## Stated problem
Copy every line of the data that contains the string "document".

## Record extracts
---+---

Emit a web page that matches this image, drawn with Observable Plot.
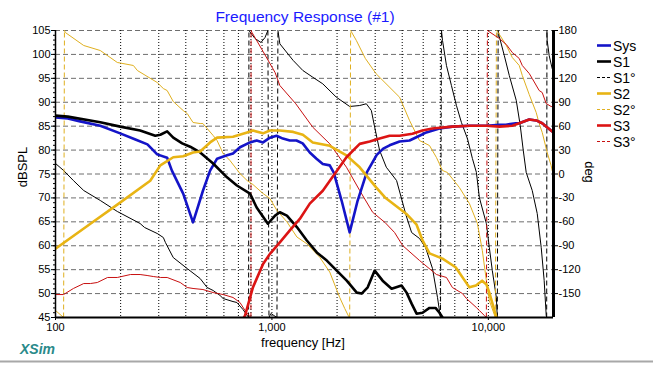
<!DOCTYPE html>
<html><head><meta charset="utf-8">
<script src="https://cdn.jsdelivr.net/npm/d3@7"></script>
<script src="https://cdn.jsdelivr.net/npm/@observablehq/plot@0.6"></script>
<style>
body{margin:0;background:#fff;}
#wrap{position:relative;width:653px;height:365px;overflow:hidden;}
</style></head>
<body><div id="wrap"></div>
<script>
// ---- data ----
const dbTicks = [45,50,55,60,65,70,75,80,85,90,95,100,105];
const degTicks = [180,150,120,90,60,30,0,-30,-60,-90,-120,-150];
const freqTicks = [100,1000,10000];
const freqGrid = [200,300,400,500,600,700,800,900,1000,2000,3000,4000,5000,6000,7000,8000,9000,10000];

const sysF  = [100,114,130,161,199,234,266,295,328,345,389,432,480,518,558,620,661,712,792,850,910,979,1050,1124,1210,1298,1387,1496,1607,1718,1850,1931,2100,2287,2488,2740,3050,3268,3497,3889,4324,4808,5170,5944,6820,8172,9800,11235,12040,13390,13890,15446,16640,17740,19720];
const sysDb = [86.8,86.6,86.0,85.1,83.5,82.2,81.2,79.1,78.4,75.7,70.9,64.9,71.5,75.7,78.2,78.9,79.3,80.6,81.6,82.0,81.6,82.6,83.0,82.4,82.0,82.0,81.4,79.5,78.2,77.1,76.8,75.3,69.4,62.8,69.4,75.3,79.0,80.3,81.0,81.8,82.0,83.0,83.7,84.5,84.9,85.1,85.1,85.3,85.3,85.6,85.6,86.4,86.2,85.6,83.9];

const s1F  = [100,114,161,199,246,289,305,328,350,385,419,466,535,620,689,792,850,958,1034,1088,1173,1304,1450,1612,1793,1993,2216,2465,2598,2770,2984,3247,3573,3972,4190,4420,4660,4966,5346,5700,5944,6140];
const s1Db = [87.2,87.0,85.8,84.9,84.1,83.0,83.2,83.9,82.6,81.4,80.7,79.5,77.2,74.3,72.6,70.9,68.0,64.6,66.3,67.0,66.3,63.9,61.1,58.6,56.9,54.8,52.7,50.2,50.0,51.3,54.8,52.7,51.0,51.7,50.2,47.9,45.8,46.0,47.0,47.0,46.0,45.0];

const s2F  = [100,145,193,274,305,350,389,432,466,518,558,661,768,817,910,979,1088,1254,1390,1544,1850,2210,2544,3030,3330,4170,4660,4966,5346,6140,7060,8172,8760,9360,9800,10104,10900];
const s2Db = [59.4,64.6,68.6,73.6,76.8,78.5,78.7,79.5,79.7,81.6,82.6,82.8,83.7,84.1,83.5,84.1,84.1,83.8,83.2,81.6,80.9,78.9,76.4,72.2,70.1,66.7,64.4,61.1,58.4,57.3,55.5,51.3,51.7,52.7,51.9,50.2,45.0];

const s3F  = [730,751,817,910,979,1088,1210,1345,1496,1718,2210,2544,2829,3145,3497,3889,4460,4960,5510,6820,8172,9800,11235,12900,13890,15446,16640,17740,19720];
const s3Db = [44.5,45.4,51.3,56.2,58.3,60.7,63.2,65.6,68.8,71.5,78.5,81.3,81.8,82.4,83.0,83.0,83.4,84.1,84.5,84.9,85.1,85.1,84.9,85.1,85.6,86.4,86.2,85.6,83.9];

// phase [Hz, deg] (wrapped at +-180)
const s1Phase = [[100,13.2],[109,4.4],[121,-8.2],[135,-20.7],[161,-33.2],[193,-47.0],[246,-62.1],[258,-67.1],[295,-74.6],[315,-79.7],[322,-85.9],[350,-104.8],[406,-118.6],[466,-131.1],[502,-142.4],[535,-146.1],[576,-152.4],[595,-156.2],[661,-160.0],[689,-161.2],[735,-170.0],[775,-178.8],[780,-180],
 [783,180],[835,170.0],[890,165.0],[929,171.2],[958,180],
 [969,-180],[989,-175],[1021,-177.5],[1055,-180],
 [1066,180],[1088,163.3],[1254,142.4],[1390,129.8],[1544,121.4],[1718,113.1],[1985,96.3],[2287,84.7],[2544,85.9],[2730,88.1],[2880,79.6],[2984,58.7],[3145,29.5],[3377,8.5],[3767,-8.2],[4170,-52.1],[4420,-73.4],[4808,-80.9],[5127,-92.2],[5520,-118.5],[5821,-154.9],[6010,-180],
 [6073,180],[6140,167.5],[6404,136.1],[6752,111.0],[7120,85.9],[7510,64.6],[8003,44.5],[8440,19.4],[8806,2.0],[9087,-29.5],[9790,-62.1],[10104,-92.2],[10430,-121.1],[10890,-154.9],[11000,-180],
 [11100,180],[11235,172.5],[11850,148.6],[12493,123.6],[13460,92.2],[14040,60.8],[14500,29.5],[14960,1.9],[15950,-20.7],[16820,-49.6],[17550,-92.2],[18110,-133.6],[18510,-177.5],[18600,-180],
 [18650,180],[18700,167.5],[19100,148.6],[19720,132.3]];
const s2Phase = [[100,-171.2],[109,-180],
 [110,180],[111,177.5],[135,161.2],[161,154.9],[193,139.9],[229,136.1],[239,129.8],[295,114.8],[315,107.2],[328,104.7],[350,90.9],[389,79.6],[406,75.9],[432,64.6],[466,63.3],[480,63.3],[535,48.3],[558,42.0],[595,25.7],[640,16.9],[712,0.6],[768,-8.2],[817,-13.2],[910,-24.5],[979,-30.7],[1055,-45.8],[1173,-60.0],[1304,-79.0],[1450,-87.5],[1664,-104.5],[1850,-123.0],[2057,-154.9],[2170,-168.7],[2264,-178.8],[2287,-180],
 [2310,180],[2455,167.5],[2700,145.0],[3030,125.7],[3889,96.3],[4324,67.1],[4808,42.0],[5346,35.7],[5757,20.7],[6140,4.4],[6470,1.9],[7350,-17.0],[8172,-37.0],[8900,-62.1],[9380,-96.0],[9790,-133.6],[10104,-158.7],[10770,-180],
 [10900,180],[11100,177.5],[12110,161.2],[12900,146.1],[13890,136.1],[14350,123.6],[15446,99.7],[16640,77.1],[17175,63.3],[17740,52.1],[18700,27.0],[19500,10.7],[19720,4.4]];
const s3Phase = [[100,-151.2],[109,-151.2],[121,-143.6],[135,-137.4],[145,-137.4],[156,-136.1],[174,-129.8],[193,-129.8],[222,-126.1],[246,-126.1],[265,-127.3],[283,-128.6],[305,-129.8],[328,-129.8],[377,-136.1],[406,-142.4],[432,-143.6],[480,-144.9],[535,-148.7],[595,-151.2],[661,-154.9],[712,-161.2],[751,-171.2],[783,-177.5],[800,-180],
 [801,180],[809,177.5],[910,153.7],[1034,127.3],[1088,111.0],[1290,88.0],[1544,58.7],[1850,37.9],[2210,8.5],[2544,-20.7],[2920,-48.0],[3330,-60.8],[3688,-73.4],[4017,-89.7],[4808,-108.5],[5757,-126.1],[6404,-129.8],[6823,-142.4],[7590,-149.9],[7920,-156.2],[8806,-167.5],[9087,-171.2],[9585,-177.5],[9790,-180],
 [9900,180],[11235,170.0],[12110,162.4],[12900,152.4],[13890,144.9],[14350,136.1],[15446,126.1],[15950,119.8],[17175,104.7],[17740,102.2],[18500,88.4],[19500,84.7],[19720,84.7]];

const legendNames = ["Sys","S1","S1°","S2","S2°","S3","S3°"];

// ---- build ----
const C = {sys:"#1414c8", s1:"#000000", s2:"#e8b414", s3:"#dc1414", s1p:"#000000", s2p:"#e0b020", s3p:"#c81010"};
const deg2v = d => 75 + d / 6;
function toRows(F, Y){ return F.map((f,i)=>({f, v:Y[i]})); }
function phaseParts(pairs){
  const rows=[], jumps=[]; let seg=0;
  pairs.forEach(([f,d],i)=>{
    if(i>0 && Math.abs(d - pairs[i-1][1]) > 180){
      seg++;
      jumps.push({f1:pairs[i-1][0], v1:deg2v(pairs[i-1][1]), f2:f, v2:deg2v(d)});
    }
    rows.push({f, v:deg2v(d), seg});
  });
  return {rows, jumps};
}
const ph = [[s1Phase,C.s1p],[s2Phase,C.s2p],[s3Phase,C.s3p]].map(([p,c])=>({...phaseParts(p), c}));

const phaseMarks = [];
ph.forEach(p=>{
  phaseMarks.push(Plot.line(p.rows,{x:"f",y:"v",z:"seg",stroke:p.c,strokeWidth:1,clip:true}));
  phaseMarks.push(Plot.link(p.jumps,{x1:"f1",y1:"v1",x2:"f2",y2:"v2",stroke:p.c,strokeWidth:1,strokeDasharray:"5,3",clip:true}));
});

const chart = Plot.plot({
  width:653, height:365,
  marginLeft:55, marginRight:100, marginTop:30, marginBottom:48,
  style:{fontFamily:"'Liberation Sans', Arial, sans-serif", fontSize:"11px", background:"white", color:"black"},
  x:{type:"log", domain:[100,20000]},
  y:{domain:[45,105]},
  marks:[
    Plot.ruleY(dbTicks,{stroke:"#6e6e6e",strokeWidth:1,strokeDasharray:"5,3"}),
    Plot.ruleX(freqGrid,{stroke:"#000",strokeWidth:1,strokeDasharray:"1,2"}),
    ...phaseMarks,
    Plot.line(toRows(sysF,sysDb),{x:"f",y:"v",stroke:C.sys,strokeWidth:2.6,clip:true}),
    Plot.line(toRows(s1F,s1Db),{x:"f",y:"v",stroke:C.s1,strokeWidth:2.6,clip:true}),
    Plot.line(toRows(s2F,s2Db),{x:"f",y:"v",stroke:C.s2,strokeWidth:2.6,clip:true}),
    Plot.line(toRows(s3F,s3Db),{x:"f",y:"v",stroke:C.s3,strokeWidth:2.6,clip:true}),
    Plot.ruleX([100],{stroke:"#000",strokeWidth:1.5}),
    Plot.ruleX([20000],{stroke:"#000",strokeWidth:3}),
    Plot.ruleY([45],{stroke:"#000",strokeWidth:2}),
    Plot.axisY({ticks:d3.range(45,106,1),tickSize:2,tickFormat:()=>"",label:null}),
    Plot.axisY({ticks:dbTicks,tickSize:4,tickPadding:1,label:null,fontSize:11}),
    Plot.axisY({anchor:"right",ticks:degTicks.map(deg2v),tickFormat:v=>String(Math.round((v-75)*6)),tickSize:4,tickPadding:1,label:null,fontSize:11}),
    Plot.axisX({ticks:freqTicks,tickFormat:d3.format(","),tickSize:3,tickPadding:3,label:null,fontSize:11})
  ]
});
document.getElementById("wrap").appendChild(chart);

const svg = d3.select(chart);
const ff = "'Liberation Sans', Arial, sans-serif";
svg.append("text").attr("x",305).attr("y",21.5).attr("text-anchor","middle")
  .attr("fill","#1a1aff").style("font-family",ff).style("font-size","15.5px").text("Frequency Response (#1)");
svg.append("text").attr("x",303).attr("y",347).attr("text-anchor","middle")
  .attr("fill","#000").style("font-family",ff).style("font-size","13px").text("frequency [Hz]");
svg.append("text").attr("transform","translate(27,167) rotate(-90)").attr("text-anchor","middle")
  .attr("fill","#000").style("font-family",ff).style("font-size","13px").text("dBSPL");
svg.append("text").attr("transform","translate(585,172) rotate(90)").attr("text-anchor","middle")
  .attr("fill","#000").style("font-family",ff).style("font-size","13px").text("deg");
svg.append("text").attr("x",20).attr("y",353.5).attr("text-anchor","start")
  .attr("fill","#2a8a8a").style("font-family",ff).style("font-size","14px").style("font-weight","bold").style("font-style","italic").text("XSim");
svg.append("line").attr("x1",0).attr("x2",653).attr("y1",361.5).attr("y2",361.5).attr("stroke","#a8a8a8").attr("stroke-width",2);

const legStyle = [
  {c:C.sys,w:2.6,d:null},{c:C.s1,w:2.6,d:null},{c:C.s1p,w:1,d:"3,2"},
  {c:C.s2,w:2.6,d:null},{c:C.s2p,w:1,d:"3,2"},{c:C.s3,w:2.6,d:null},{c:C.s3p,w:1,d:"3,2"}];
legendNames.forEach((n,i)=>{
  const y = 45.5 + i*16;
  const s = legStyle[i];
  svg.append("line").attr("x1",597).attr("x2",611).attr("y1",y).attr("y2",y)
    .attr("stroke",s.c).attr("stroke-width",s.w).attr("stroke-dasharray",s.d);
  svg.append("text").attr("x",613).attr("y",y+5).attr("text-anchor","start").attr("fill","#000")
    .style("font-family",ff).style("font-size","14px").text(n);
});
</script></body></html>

---+---

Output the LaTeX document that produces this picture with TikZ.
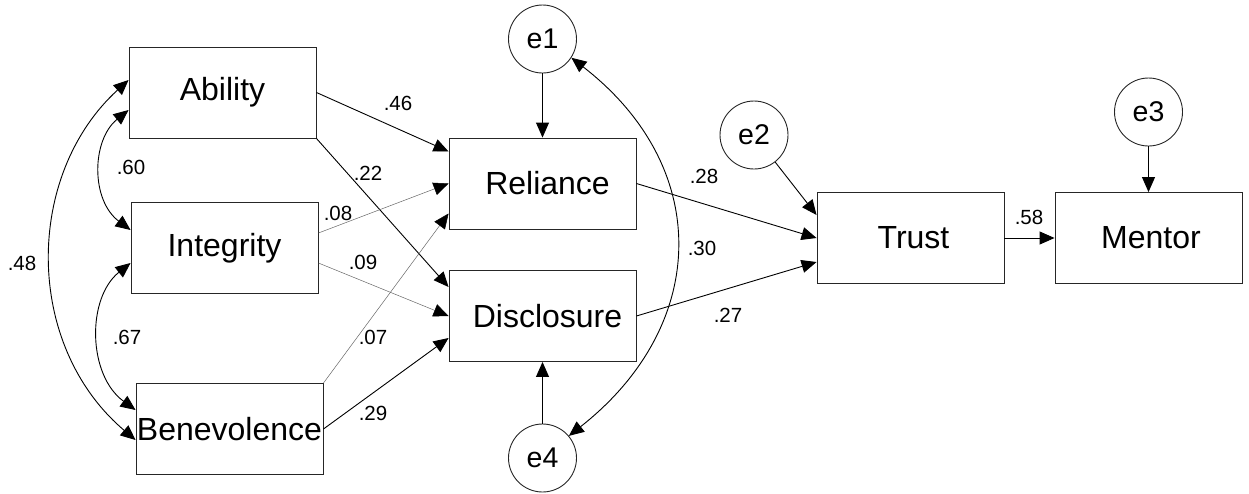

---+---

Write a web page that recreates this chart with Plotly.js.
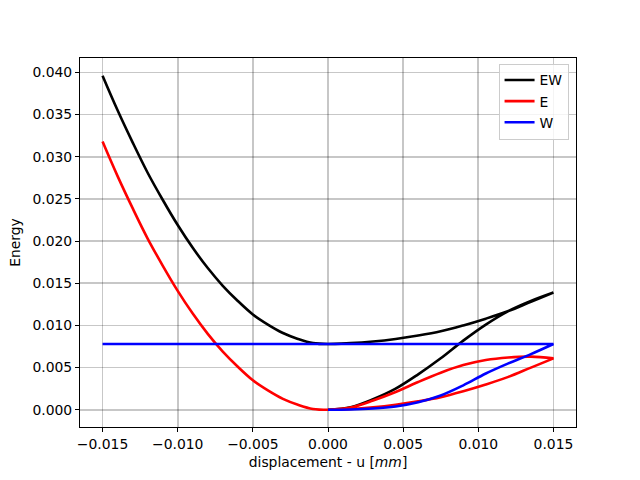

---+---

## Exercise answer
document.getElementById("wrap").appendChild(chart);
Output the LaTeX document that produces this picture with TikZ.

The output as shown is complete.